• **Aim**
Exactly as written, write out the lines below from the first to the one containing "import * as", inclusive. Pictures do not belong in the copy.

#### Information provided

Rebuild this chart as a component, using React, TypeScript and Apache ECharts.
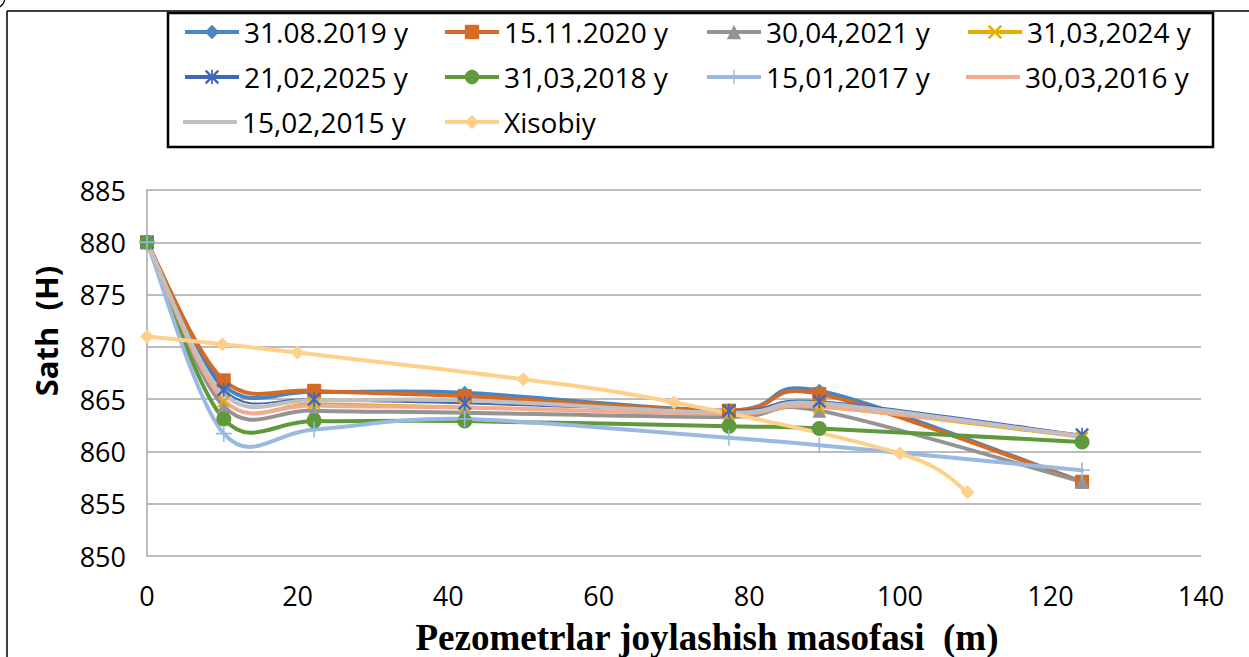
import React, { useEffect, useRef } from "react";
import * as echarts from "echarts";

// Distances of piezometers (m)
const distances = [0, 10.2, 22.2, 42.2, 77.3, 89.3, 124.2];
// Water level (H) for each measurement date
const lvl20190831 = [880, 866.3, 865.7, 865.6, 863.9, 865.8, 857.1];
const lvl20201115 = [880, 866.8, 865.8, 865.3, 863.9, 865.5, 857.1];
const lvl20210430 = [880, 864.3, 863.9, 863.7, 863.3, 863.9, 857.1];
const lvl20240331 = [880, 864.8, 864.6, 864.3, 863.6, 864.2, 861.3];
const lvl20250221 = [880, 865.9, 865.0, 864.6, 863.9, 864.8, 861.6];
const lvl20180331 = [880, 863.1, 862.9, 862.9, 862.4, 862.2, 860.9];
const lvl20170115 = [880, 861.7, 862.1, 863.1, 861.3, 860.6, 858.2];
const lvl20160330 = [880, 864.9, 864.4, 864.2, 863.6, 864.3, 861.5];
const lvl20150215 = [880, 865.5, 864.9, 864.9, 863.7, 864.6, 861.4];
// Calculated ("Xisobiy") curve
const xisobiyX = [0, 10, 20, 50, 70, 100, 109];
const xisobiyY = [871, 870.25, 869.45, 866.9, 864.7, 859.8, 856.1];

const seriesNames = [
  "31.08.2019 y",
  "15.11.2020 y",
  "30,04,2021 y",
  "31,03,2024 y",
  "21,02,2025 y",
  "31,03,2018 y",
  "15,01,2017 y",
  "30,03,2016 y",
  "15,02,2015 y",
  "Xisobiy",
];

const X_PATH = "path://M0,1.2L1.2,0L10,8.8L8.8,10Z M8.8,0L10,1.2L1.2,10L0,8.8Z";
const STAR_PATH =
  "path://M0,1.2L1.2,0L10,8.8L8.8,10Z M8.8,0L10,1.2L1.2,10L0,8.8Z M4.4,0L5.6,0L5.6,10L4.4,10Z";
const PLUS_PATH = "path://M4.5,0L5.5,0L5.5,10L4.5,10Z M0,4.5L10,4.5L10,5.5L0,5.5Z";

const FONT = "'Open Sans', 'Noto Sans', sans-serif";

// Smoothed curve (Excel-like Catmull-Rom Bezier) drawn through the axis scales
function curveSeries(key: string, xs: number[], ys: number[], color: string, width: number, z: number) {
  const n = xs.length;
  const cl = (k: number) => Math.max(0, Math.min(n - 1, k));
  return {
    name: "_curve_" + key,
    type: "custom",
    coordinateSystem: "cartesian2d",
    data: xs.map((x, i) => [x, ys[i]]),
    encode: { x: 0, y: 1 },
    silent: true,
    z,
    renderItem: (params: any, api: any) => {
      const i = params.dataIndex;
      if (i >= n - 1) return { type: "group", children: [] };
      const pt = (k: number) => api.coord([xs[cl(k)], ys[cl(k)]]);
      const p0 = pt(i - 1);
      const p1 = pt(i);
      const p2 = pt(i + 1);
      const p3 = pt(i + 2);
      return {
        type: "bezierCurve",
        shape: {
          x1: p1[0],
          y1: p1[1],
          cpx1: p1[0] + (p2[0] - p0[0]) / 6,
          cpy1: p1[1] + (p2[1] - p0[1]) / 6,
          cpx2: p2[0] - (p3[0] - p1[0]) / 6,
          cpy2: p2[1] - (p3[1] - p1[1]) / 6,
          x2: p2[0],
          y2: p2[1],
        },
        style: { stroke: color, lineWidth: width, fill: null, lineCap: "round" },
      };
    },
  };
}

function markerSeries(
  name: string,
  xs: number[],
  ys: number[],
  color: string,
  symbol: string,
  symbolSize: number,
  z: number
) {
  return {
    name,
    type: "line",
    data: xs.map((x, i) => [x, ys[i]]),
    symbol,
    symbolSize,
    showSymbol: symbol !== "none",
    symbolKeepAspect: true,
    lineStyle: { color, width: 4, opacity: 0 },
    itemStyle: { color },
    emphasis: { disabled: true },
    silent: true,
    z,
  };
}

export default function App() {
  const ref = useRef<HTMLDivElement>(null);
  useEffect(() => {
    if (!ref.current) return;
    const chart = echarts.init(ref.current, undefined, { renderer: "svg" });

    const colX = [183, 443, 705, 966];
    const rowY = [35, 80, 125];
    const noMarker = [false, false, false, false, false, false, false, true, true, false];
    const legends = seriesNames.map((n, i) => ({
      data: [n],
      left: colX[i % 4],
      top: rowY[Math.floor(i / 4)] - 17,
      padding: 0,
      itemWidth: 54,
      itemHeight: noMarker[i] ? 4 : 18,
      icon: noMarker[i] ? "rect" : undefined,
      itemGap: 0,
      selectedMode: false,
      lineStyle: { width: 4, opacity: 1 },
      textStyle: { fontSize: 28, fontFamily: FONT, color: "#000" },
    }));

    const defs: [string, number[], number[], string, string, number, number][] = [
      [seriesNames[0], distances, lvl20190831, "#4a85c1", "diamond", 14, 4],
      [seriesNames[1], distances, lvl20201115, "#d36b27", "rect", 14, 4],
      [seriesNames[2], distances, lvl20210430, "#949494", "triangle", 14, 4],
      [seriesNames[3], distances, lvl20240331, "#e6ac00", X_PATH, 13, 2],
      [seriesNames[4], distances, lvl20250221, "#4169b8", STAR_PATH, 14, 2],
      [seriesNames[5], distances, lvl20180331, "#5e9a3c", "circle", 15, 4],
      [seriesNames[6], distances, lvl20170115, "#9ab9e0", PLUS_PATH, 16, 4],
      [seriesNames[7], distances, lvl20160330, "#f2aa90", "none", 0, 4],
      [seriesNames[8], distances, lvl20150215, "#c0c0c0", "none", 0, 4],
      [seriesNames[9], xisobiyX, xisobiyY, "#ffd08a", "diamond", 14, 4],
    ];
    const series: any[] = [];
    defs.forEach((d, k) => {
      series.push(curveSeries(String(k), d[1], d[2], d[3], d[6], 2));
      series.push(markerSeries(d[0], d[1], d[2], d[3], d[4], d[5], 2));
    });

    chart.setOption({
      animation: false,
      backgroundColor: "#ffffff",
      grid: { left: 147, right: 48, top: 190, bottom: 101, containLabel: false },
      legend: legends,
      xAxis: {
        type: "value",
        min: 0,
        max: 140,
        interval: 20,
        axisLine: { show: false },
        axisTick: { show: false },
        splitLine: { show: false },
        axisLabel: { fontSize: 27, fontFamily: FONT, color: "#000", margin: 26 },
      },
      yAxis: {
        type: "value",
        min: 850,
        max: 885,
        interval: 5,
        axisLine: { show: true, lineStyle: { color: "#a6a6a6", width: 1.5 } },
        axisTick: { show: false },
        splitLine: { show: true, lineStyle: { color: "#a6a6a6", width: 1.5 } },
        axisLabel: { fontSize: 27, fontFamily: FONT, color: "#000", margin: 21 },
      },
      graphic: [
        {
          type: "line",
          shape: { x1: 7, y1: 11, x2: 1249, y2: 11 },
          style: { stroke: "#000", lineWidth: 1.5 },
          z: 0,
        },
        {
          type: "line",
          shape: { x1: 7, y1: 11, x2: 7, y2: 657 },
          style: { stroke: "#000", lineWidth: 1.5 },
          z: 0,
        },
        {
          type: "circle",
          shape: { cx: -7, cy: -3, r: 12 },
          style: { fill: "none", stroke: "#000", lineWidth: 1.2 },
          z: 0,
        },
        {
          type: "rect",
          shape: { x: 168, y: 13, width: 1045, height: 134 },
          style: { fill: "#fff", stroke: "#000", lineWidth: 2.5 },
          z: 0,
        },
        {
          type: "text",
          x: 46,
          y: 331,
          rotation: Math.PI / 2,
          style: {
            text: "Sath  (H)",
            font: "bold 31px 'Open Sans', sans-serif",
            fill: "#000",
            align: "center",
            verticalAlign: "middle",
          },
          z: 5,
        },
        {
          type: "text",
          x: 707,
          y: 637,
          style: {
            text: "Pezometrlar joylashish masofasi  (m)",
            font: "bold 37px 'Liberation Serif', 'Times New Roman', serif",
            fill: "#000",
            align: "center",
            verticalAlign: "middle",
          },
          z: 5,
        },
      ],
      series,
    });
    return () => chart.dispose();
  }, []);
  return (
    <div
      ref={ref}
      style={{ position: "fixed", left: 0, top: 0, width: 1249, height: 657, background: "#fff" }}
    />
  );
}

########

• **Written response**
Rebuild this chart as a component, using React, TypeScript and Apache ECharts.
import React, { useEffect, useRef } from "react";
import * as echarts from "echarts";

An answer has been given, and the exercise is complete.